RECORDS SUPPLIED:
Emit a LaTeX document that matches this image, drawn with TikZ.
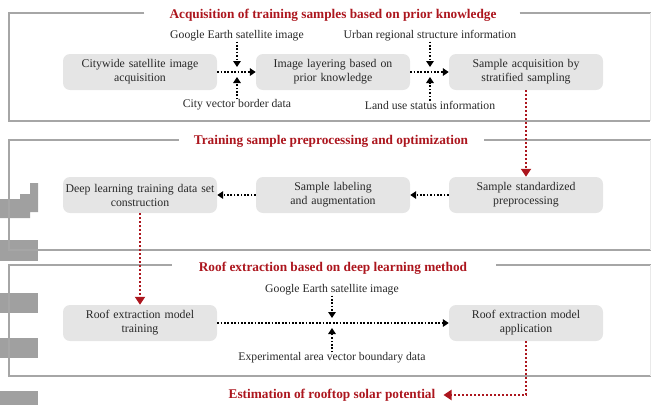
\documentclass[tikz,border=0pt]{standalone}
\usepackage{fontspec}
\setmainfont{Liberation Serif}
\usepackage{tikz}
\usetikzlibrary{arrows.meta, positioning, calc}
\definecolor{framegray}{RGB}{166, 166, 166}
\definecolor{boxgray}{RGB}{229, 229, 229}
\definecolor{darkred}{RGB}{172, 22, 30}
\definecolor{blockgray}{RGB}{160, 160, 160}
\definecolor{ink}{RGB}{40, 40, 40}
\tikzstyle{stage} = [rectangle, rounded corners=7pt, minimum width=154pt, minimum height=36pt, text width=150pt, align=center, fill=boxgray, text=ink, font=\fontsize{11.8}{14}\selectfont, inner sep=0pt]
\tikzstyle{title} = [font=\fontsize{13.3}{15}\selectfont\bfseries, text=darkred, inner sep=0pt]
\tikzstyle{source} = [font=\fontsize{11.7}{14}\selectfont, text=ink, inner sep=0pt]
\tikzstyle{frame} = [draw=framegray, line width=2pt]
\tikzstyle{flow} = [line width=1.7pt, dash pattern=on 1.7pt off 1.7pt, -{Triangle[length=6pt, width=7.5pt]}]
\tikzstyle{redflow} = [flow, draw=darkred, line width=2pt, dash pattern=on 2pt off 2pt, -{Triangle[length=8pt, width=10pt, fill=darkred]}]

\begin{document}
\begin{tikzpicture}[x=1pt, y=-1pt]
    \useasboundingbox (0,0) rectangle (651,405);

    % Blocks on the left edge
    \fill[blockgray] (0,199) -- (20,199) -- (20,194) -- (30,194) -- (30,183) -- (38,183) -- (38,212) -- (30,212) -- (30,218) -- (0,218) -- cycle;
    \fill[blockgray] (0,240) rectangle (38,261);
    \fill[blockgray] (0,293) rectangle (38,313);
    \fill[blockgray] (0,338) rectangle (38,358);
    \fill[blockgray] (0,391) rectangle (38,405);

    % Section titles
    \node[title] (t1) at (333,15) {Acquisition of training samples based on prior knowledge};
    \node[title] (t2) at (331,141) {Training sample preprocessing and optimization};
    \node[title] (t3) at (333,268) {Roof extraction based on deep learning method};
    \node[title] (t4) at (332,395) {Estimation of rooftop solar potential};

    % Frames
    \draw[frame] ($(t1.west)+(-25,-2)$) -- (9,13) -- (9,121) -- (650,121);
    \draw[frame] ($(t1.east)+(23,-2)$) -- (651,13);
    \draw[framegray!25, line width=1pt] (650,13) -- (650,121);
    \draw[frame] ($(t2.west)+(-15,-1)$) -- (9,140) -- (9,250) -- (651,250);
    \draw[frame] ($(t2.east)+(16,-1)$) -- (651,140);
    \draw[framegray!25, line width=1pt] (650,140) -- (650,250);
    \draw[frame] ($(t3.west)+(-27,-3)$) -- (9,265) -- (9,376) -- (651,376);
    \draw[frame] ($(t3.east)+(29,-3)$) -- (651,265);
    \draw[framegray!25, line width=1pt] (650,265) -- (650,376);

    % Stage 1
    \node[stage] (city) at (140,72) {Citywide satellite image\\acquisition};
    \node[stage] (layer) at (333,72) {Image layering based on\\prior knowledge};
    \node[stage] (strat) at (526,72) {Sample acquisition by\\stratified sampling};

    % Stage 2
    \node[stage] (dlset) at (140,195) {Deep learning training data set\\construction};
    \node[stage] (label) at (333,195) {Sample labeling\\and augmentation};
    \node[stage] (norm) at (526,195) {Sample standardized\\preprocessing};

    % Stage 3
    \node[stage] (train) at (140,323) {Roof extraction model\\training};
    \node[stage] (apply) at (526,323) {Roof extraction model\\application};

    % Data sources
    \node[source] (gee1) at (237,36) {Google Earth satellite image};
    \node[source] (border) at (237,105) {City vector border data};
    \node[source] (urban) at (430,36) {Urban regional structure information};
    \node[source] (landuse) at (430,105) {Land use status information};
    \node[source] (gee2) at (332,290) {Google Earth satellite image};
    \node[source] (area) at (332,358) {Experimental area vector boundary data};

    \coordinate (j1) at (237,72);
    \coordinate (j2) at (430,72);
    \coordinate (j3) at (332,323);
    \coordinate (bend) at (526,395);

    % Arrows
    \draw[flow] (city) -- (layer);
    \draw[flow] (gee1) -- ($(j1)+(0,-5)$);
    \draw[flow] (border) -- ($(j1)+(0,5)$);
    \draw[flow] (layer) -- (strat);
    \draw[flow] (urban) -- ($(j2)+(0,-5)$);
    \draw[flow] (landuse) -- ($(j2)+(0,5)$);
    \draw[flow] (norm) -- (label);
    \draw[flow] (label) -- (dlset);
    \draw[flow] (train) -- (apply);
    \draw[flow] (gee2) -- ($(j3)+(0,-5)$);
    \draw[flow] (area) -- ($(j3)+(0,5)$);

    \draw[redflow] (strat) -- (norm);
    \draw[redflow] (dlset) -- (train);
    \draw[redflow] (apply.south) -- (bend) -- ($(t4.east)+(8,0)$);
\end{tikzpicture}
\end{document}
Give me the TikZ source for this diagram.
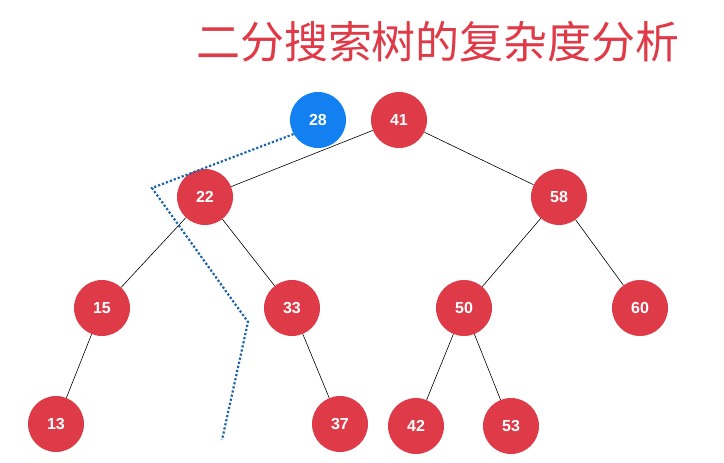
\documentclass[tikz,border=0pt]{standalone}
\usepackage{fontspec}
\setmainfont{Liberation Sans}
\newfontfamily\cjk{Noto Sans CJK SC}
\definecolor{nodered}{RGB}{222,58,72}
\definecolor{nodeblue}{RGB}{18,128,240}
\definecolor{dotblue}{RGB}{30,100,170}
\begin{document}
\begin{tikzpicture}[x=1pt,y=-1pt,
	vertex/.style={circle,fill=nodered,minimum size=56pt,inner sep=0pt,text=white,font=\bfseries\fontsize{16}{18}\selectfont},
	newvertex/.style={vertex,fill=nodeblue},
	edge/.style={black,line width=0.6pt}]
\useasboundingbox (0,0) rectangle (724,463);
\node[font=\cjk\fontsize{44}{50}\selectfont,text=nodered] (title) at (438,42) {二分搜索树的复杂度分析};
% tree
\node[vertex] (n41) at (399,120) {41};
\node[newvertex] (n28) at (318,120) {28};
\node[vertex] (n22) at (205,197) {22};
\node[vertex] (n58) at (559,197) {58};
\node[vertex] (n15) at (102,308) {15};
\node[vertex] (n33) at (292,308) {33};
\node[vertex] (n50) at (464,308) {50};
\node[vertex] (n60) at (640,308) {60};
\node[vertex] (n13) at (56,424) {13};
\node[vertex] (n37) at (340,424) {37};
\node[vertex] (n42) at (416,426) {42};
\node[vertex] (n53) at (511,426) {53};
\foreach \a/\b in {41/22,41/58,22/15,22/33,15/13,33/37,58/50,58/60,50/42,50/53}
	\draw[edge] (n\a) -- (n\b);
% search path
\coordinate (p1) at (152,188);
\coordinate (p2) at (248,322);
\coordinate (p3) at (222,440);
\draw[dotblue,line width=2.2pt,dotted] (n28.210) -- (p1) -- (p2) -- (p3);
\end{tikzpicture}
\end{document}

WHAT THE TASK ASKS:
Write the full listing out again with every line unchanged, but include no pictures.

REPLY TO THE EXERCISE:
Emit a LaTeX document that matches this image, drawn with TikZ.
\documentclass[tikz,border=0pt]{standalone}
\usepackage{fontspec}
\setmainfont{Liberation Serif}
\usepackage{tikz}
\usetikzlibrary{arrows.meta, positioning, calc}
\definecolor{framegray}{RGB}{166, 166, 166}
\definecolor{boxgray}{RGB}{229, 229, 229}
\definecolor{darkred}{RGB}{172, 22, 30}
\definecolor{blockgray}{RGB}{160, 160, 160}
\definecolor{ink}{RGB}{40, 40, 40}
\tikzstyle{stage} = [rectangle, rounded corners=7pt, minimum width=154pt, minimum height=36pt, text width=150pt, align=center, fill=boxgray, text=ink, font=\fontsize{11.8}{14}\selectfont, inner sep=0pt]
\tikzstyle{title} = [font=\fontsize{13.3}{15}\selectfont\bfseries, text=darkred, inner sep=0pt]
\tikzstyle{source} = [font=\fontsize{11.7}{14}\selectfont, text=ink, inner sep=0pt]
\tikzstyle{frame} = [draw=framegray, line width=2pt]
\tikzstyle{flow} = [line width=1.7pt, dash pattern=on 1.7pt off 1.7pt, -{Triangle[length=6pt, width=7.5pt]}]
\tikzstyle{redflow} = [flow, draw=darkred, line width=2pt, dash pattern=on 2pt off 2pt, -{Triangle[length=8pt, width=10pt, fill=darkred]}]

\begin{document}
\begin{tikzpicture}[x=1pt, y=-1pt]
    \useasboundingbox (0,0) rectangle (651,405);

    % Blocks on the left edge
    \fill[blockgray] (0,199) -- (20,199) -- (20,194) -- (30,194) -- (30,183) -- (38,183) -- (38,212) -- (30,212) -- (30,218) -- (0,218) -- cycle;
    \fill[blockgray] (0,240) rectangle (38,261);
    \fill[blockgray] (0,293) rectangle (38,313);
    \fill[blockgray] (0,338) rectangle (38,358);
    \fill[blockgray] (0,391) rectangle (38,405);

    % Section titles
    \node[title] (t1) at (333,15) {Acquisition of training samples based on prior knowledge};
    \node[title] (t2) at (331,141) {Training sample preprocessing and optimization};
    \node[title] (t3) at (333,268) {Roof extraction based on deep learning method};
    \node[title] (t4) at (332,395) {Estimation of rooftop solar potential};

    % Frames
    \draw[frame] ($(t1.west)+(-25,-2)$) -- (9,13) -- (9,121) -- (650,121);
    \draw[frame] ($(t1.east)+(23,-2)$) -- (651,13);
    \draw[framegray!25, line width=1pt] (650,13) -- (650,121);
    \draw[frame] ($(t2.west)+(-15,-1)$) -- (9,140) -- (9,250) -- (651,250);
    \draw[frame] ($(t2.east)+(16,-1)$) -- (651,140);
    \draw[framegray!25, line width=1pt] (650,140) -- (650,250);
    \draw[frame] ($(t3.west)+(-27,-3)$) -- (9,265) -- (9,376) -- (651,376);
    \draw[frame] ($(t3.east)+(29,-3)$) -- (651,265);
    \draw[framegray!25, line width=1pt] (650,265) -- (650,376);

    % Stage 1
    \node[stage] (city) at (140,72) {Citywide satellite image\\acquisition};
    \node[stage] (layer) at (333,72) {Image layering based on\\prior knowledge};
    \node[stage] (strat) at (526,72) {Sample acquisition by\\stratified sampling};

    % Stage 2
    \node[stage] (dlset) at (140,195) {Deep learning training data set\\construction};
    \node[stage] (label) at (333,195) {Sample labeling\\and augmentation};
    \node[stage] (norm) at (526,195) {Sample standardized\\preprocessing};

    % Stage 3
    \node[stage] (train) at (140,323) {Roof extraction model\\training};
    \node[stage] (apply) at (526,323) {Roof extraction model\\application};

    % Data sources
    \node[source] (gee1) at (237,36) {Google Earth satellite image};
    \node[source] (border) at (237,105) {City vector border data};
    \node[source] (urban) at (430,36) {Urban regional structure information};
    \node[source] (landuse) at (430,105) {Land use status information};
    \node[source] (gee2) at (332,290) {Google Earth satellite image};
    \node[source] (area) at (332,358) {Experimental area vector boundary data};

    \coordinate (j1) at (237,72);
    \coordinate (j2) at (430,72);
    \coordinate (j3) at (332,323);
    \coordinate (bend) at (526,395);

    % Arrows
    \draw[flow] (city) -- (layer);
    \draw[flow] (gee1) -- ($(j1)+(0,-5)$);
    \draw[flow] (border) -- ($(j1)+(0,5)$);
    \draw[flow] (layer) -- (strat);
    \draw[flow] (urban) -- ($(j2)+(0,-5)$);
    \draw[flow] (landuse) -- ($(j2)+(0,5)$);
    \draw[flow] (norm) -- (label);
    \draw[flow] (label) -- (dlset);
    \draw[flow] (train) -- (apply);
    \draw[flow] (gee2) -- ($(j3)+(0,-5)$);
    \draw[flow] (area) -- ($(j3)+(0,5)$);

    \draw[redflow] (strat) -- (norm);
    \draw[redflow] (dlset) -- (train);
    \draw[redflow] (apply.south) -- (bend) -- ($(t4.east)+(8,0)$);
\end{tikzpicture}
\end{document}
Give me the TikZ source for this diagram.
\documentclass[tikz,border=0pt]{standalone}
\usepackage{fontspec}
\setmainfont{Liberation Sans}
\newfontfamily\cjk{Noto Sans CJK SC}
\definecolor{nodered}{RGB}{222,58,72}
\definecolor{nodeblue}{RGB}{18,128,240}
\definecolor{dotblue}{RGB}{30,100,170}
\begin{document}
\begin{tikzpicture}[x=1pt,y=-1pt,
	vertex/.style={circle,fill=nodered,minimum size=56pt,inner sep=0pt,text=white,font=\bfseries\fontsize{16}{18}\selectfont},
	newvertex/.style={vertex,fill=nodeblue},
	edge/.style={black,line width=0.6pt}]
\useasboundingbox (0,0) rectangle (724,463);
\node[font=\cjk\fontsize{44}{50}\selectfont,text=nodered] (title) at (438,42) {二分搜索树的复杂度分析};
% tree
\node[vertex] (n41) at (399,120) {41};
\node[newvertex] (n28) at (318,120) {28};
\node[vertex] (n22) at (205,197) {22};
\node[vertex] (n58) at (559,197) {58};
\node[vertex] (n15) at (102,308) {15};
\node[vertex] (n33) at (292,308) {33};
\node[vertex] (n50) at (464,308) {50};
\node[vertex] (n60) at (640,308) {60};
\node[vertex] (n13) at (56,424) {13};
\node[vertex] (n37) at (340,424) {37};
\node[vertex] (n42) at (416,426) {42};
\node[vertex] (n53) at (511,426) {53};
\foreach \a/\b in {41/22,41/58,22/15,22/33,15/13,33/37,58/50,58/60,50/42,50/53}
	\draw[edge] (n\a) -- (n\b);
% search path
\coordinate (p1) at (152,188);
\coordinate (p2) at (248,322);
\coordinate (p3) at (222,440);
\draw[dotblue,line width=2.2pt,dotted] (n28.210) -- (p1) -- (p2) -- (p3);
\end{tikzpicture}
\end{document}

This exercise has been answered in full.